Professeure d’anglais à l’université de Téhéran, Azar Nafisi est renvoyée après avoir refusé de porter le voile islamique. Pas suffisant pour arrêter cette férue de littérature, qui continue d’enseigner clandestinement chez elle. Chaque semaine, elle retrouve sept de ses étudiantes pour parler de leurs espoirs, de leurs amours et de leur place dans une société de plus en plus oppressive.
1979. Un vent nouveau vient balayer l’Iran. La monarchie est tombée, un régime tout autre s’apprête à naître. Pour beaucoup de jeunes intellectuels, la Révolution islamique est le symbole de tous les espoirs. C’est en tout cas ce que pense Azar Nafisi (Golshifteh Farahani) lorsqu’elle revient s’installer au pays avec son compagnon. L’enthousiasme est de courte durée.
À l’aéroport, la sécurité inspecte trop soigneusement sa valise. Ce rouge à lèvres foncé semble intriguer. Pire encore, les livres qu’elle a ramenés d’Occident. « C’est quoi ça ? », demande l’agent avec suspicion, comme s’ils pouvaient exploser à tout moment. Un dernier regard méfiant, avant de jeter avec violence l’exemplaire de Lolita sur la table. Si l’oppression n’est pas encore installée, ses signes avant-coureurs sont déjà là.
Une ode à la sororité
LIRE LOLITA À TÉHÉRAN, c’est l’histoire vraie d’une désillusion. D’espoirs révolutionnaires déchus, alors que les libertés s’amenuisent. Jusqu’au jour où les robes courtes et les cheveux au vent ne sont plus que des souvenirs regrettés.
Eran Riklis adapte le roman autobiographique d’Azar Nafisi, qui a vu sa terre natale basculer dans l’autoritarisme. Celle qui raffole des classiques occidentaux a même fini par voir sa librairie fétiche fermer ses portes. Et ses élèves exécutés pour leurs pensées contestataires. Golshifteh Farahani s’impose comme un modèle de bravoure dans le rôle de cette professeure de lettres récalcitrante.
Autour d’elles, une galerie de jeunes femmes tout aussi courageuses. Un cercle qui donne à voir des conditions de vie bien différentes. Un mariage d’amour pour l’une, un compagnon à la main lourde pour l’autre. Et, pour une grande partie d’entre elles, l’envie de fuir le pays. Leurs scènes de sororité, où elles refont le monde en grignotant des biscuits, apportent une douce chaleur dans cette répression quotidienne. Car à tout moment, cet instant de liberté volé pourrait s’interrompre. Et leur coûter trop cher.
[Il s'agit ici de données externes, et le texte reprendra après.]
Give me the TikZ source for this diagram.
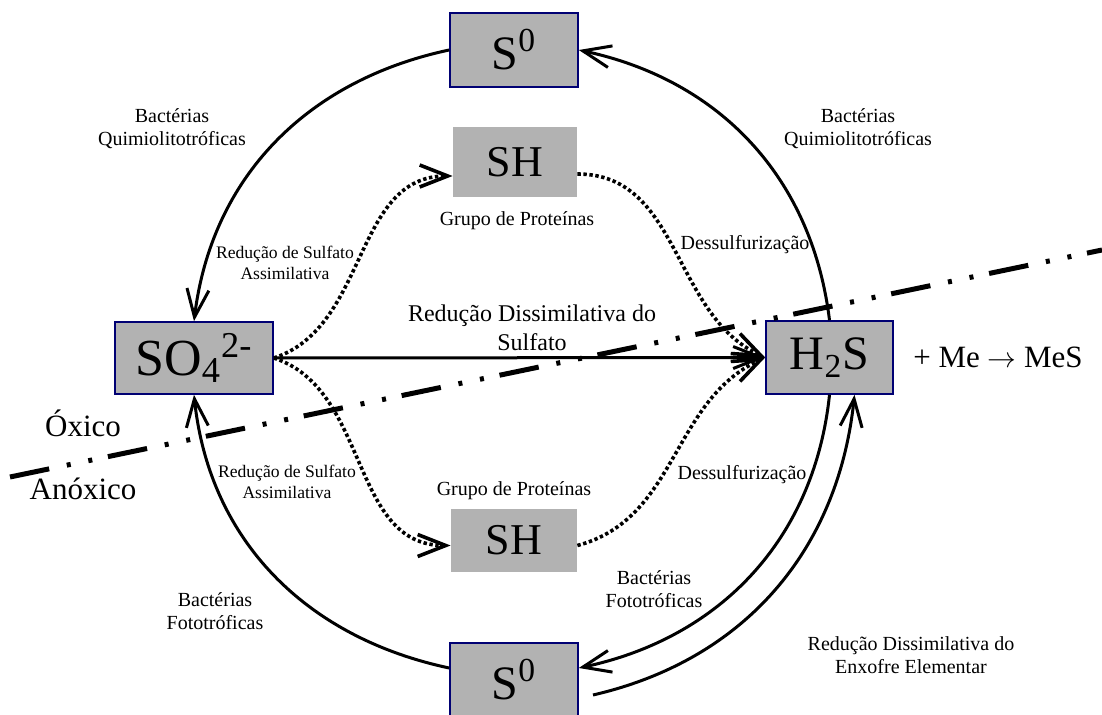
\documentclass[tikz,border=0pt]{standalone}
\usepackage{fontspec}
\setmainfont{Liberation Serif}
\usetikzlibrary{arrows.meta}
\usetikzlibrary{calc}

\definecolor{boxgray}{gray}{0.70}
\definecolor{boxblue}{rgb}{0,0,0.45}

\tikzset{
  species/.style={draw=boxblue,line width=0.8pt,fill=boxgray,
    minimum width=64pt,minimum height=37pt,inner sep=0pt,
    font=\fontsize{24}{26}\selectfont},
  thiol/.style={fill=boxgray,minimum width=62pt,minimum height=35pt,
    inner sep=0pt,font=\fontsize{22}{24}\selectfont},
  note/.style={align=center,inner sep=0pt,font=\fontsize{10}{11.5}\selectfont},
  smallnote/.style={note,font=\fontsize{8.8}{10.5}\selectfont},
  flux/.style={line width=1.5pt,-{Straight Barb[length=14pt,width=11pt]}},
  assim/.style={flux,line width=1.8pt,dash pattern=on 1.7pt off 1.3pt},
  interface/.style={line width=2.5pt,
    dash pattern=on 20pt off 9pt on 2pt off 9pt on 2pt off 8pt}
}

\begin{document}
\begin{tikzpicture}[x=0.5pt,y=0.5pt]
  \useasboundingbox (0,0) rectangle (1102,-715);

  % sulphur species
  \node[species] (S0top) at (514,-50) {S\textsuperscript{0}};
  \node[species,minimum width=79pt,minimum height=36pt,
    font=\fontsize{26}{28}\selectfont]
    (SO4) at (194,-358) {SO\textsubscript{4}\textsuperscript{2-}};
  \node[species,minimum width=63.5pt,minimum height=36.5pt]
    (H2S) at (829.5,-357.5) {H\textsubscript{2}S};
  \node[species] (S0bot) at (514,-680) {S\textsuperscript{0}};
  \node[thiol] (SHtop) at (515,-162) {SH};
  \node[thiol,minimum width=63pt,minimum height=31.5pt]
    (SHbot) at (514,-540.5) {SH};

  % labels
  \node[note] (quimL) at (172,-129) {Bactérias\\Quimiolitotróficas};
  \node[note] (quimR) at (858,-129) {Bactérias\\Quimiolitotróficas};
  \node[smallnote] (assimT) at (285,-263) {Redução de Sulfato\\Assimilativa};
  \node[smallnote] (assimB) at (287,-482) {Redução de Sulfato\\Assimilativa};
  \node[note] (protT) at (517,-221) {Grupo de Proteínas};
  \node[note] (protB) at (514,-491) {Grupo de Proteínas};
  \node[note] (dessT) at (745,-245) {Dessulfurização};
  \node[note] (dessB) at (742,-475) {Dessulfurização};
  \node[note,font=\fontsize{12}{14.5}\selectfont]
    (dissim) at (532,-328) {Redução Dissimilativa do\\Sulfato};
  \node[note] (fotoL) at (215,-611) {Bactérias\\Fototróficas};
  \node[note] (fotoR) at (654,-589) {Bactérias\\Fototróficas};
  \node[note] (elem) at (911,-655) {Redução Dissimilativa do\\Enxofre Elementar};
  \node[font=\fontsize{15.5}{17}\selectfont]
    (metal) at (998,-357) {+ Me $\rightarrow$ MeS};
  \node[font=\fontsize{15.5}{17}\selectfont,anchor=base]
    (oxic) at (83,-437) {Óxico};
  \node[font=\fontsize{15.5}{17}\selectfont,anchor=base]
    (anoxic) at (83,-500) {Anóxico};

  % outer cycle
  \draw[flux]
    (S0top.west)
    to[out=192,in=83]
    (SO4.north);
  \draw[flux]
    (H2S.north)
    to[out=97,in=-12]
    (S0top.east);
  \draw[flux]
    ($(S0bot.west)+(0,12)$)
    to[out=168,in=276]
    (SO4.south);
  \draw[flux]
    (H2S.south)
    to[out=-96,in=12]
    ($(S0bot.east)+(0,12)$);
  \coordinate (elemstart) at (593,-695);
  \draw[flux]
    (elemstart)
    to[out=13,in=264]
    ($(H2S.south)+(25,0)$);
  \draw[flux]
    (SO4.east)
    --
    (H2S.west);

  % assimilation and desulfurization
  \draw[assim]
    (SO4.east)
    to[out=18,in=180]
    ($(SHtop.west)+(0,-14)$);
  \draw[assim]
    ($(SHtop.east)+(0,-12)$)
    to[out=0,in=155]
    (H2S.west);
  \draw[assim]
    (SO4.east)
    to[out=-18,in=180]
    ($(SHbot.west)+(0,-5)$);
  \draw[assim]
    ($(SHbot.east)+(0,-5)$)
    to[out=15,in=205]
    (H2S.west);

  % oxic / anoxic boundary
  \coordinate (oxwest) at (10,-477);
  \coordinate (oxeast) at (1102,-250);
  \draw[interface]
    (oxwest)
    --
    (oxeast);
\end{tikzpicture}
\end{document}
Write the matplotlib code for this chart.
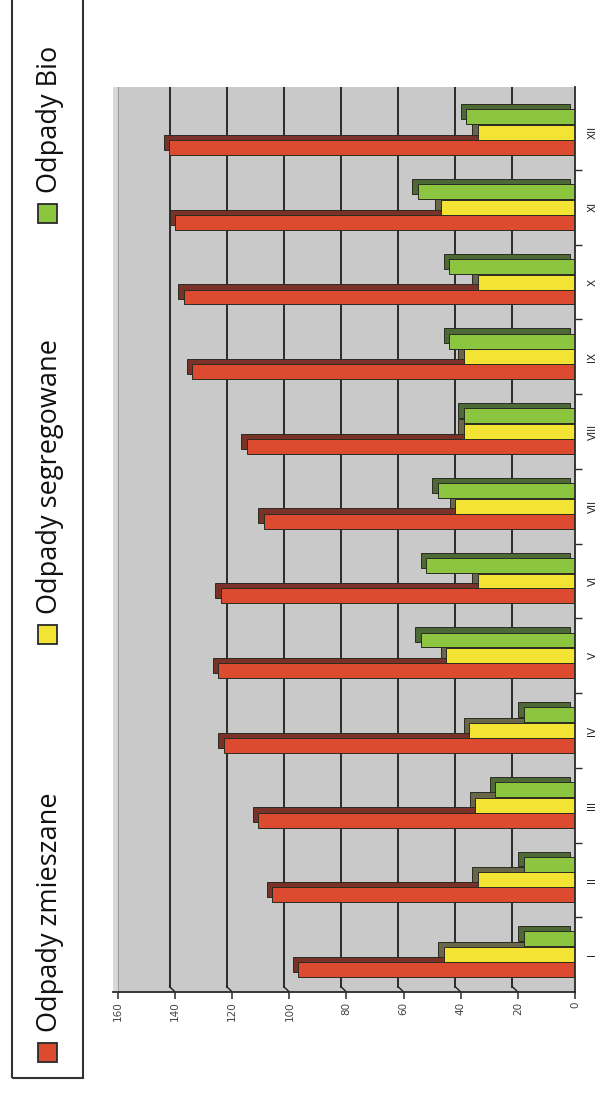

Au cours de leurs échanges littéraires, les jeunes femmes passent par l’allégorie pour évoquer leur condition. Les mariages forcés des sœurs Bennett, des siècles plus tôt, ne sont-ils pas encore d’actualité ? Et Lolita, livrée à un homme lubrique, ne leur ressemble-t-elle pas ? On reprochera des références parfois trop pointues, qui risquent de laisser sur le carreau les moins littéraires de la salle.
Raconter la violence
La violence est indissociable d’un tel régime. Comment la matérialiser à l’écran sans tomber dans le voyeurisme ? Eran Riklis oscille entre scènes graphiques et suggérées. C’est là que la mise en scène excelle – lorsque l’atrocité des crimes est laissée à l’imagination des spectateurs. C’est peut-être ça, le plus terrifiant : entendre les cris de ces pauvres femmes, tout en devinant les violences qu’elles subissent. Des scènes chocs, dans un ensemble à la réalisation plutôt convenue.
Qu’importe le classicisme de ses images, la force de LIRE LOLITA À TÉHÉRAN réside d’abord dans ces femmes au courage exceptionnel. Un récit nécessaire en ces temps troublés.